Mengingat fungsi dan peranan hukum yang sangat strategis dalam pembangunan masyarakat dewasa ini, maka hukum harus menjamin adanya kepastian hukum, keadilan dan kegunaan bagi masyarakat[1].

Bidang hukum

sunting

Hukum dapat dibagi dalam berbagai bidang, antara lain: hukum pidana/hukum publik, hukum perdata/hukum pribadi, hukum acara, hukum tata negara, hukum administrasi negara/hukum tata usaha negara, hukum internasional, hukum adat, hukum islam, hukum umum, hukum agraria, hukum bisnis, dan hukum lingkungan.

Hukum pidana

sunting

Hukum pidana termasuk pada ranah hukum publik. Hukum pidana adalah hukum yang mengatur hubungan antar subjek hukum dalam hal perbuatan-perbuatan yang diharuskan dan dilarang oleh peraturan perundang-undangan, norma dan berakibat diterapkannya sanksi berupa pemidanaan dan denda bagi para pelanggarnya.

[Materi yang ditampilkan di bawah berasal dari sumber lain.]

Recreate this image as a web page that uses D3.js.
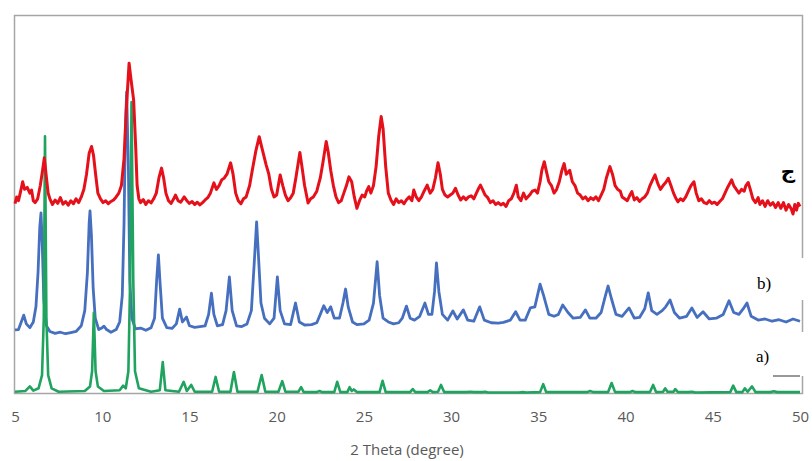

Dalam hukum pidana dikenal 2 jenis perbuatan yaitu kejahatan dan pelanggaran.

  • Kejahatan ialah perbuatan yang tidak hanya bertentangan dengan peraturan perundang-undangan tetapi juga bertentangan dengan nilai moral, nilai agama dan rasa keadilan masyarakat. Pelaku pelanggaran berupa kejahatan mendapatkan sanksi berupa pemidanaan, contohnya: mencuri, membunuh, berzina, memperkosa dan sebagainya.
  • Pelanggaran ialah perbuatan yang hanya dilarang oleh peraturan perundangan namun tidak memberikan efek yang tidak berpengaruh secara langsung kepada orang lain, seperti tidak menggunakan helm, tidak menggunakan sabuk pengaman dalam berkendaraan, dan sebagainya.

Di Indonesia, hukum pidana diatur secara umum dalam Kitab Undang-undang Hukum Pidana (KUHP), yang merupakan peninggalan dari zaman penjajahan Belanda, sebelumnya bernama Wetboek van Straafrecht (WvS). KUHP merupakan lex generalis bagi pengaturan hukum pidana di Indonesia di mana asas-asas umum termuat dan menjadi dasar bagi semua ketentuan pidana yang diatur di luar KUHP (lex specialis).

Pasal-Pasal Pidana di Indonesia Terkait Gangguan Ketenangan Tetangga

sunting

Pasal 503 ayat (1) KUHP: Pasal ini memberikan perlindungan terhadap hak masyarakat untuk mendapatkan istirahat yang cukup. Tindakan yang termasuk dalam pelanggaran pasal ini tidak hanya terbatas pada suara keras, tetapi juga dapat berupa tindakan lain yang mengganggu ketenteraman umum pada malam hari.[12]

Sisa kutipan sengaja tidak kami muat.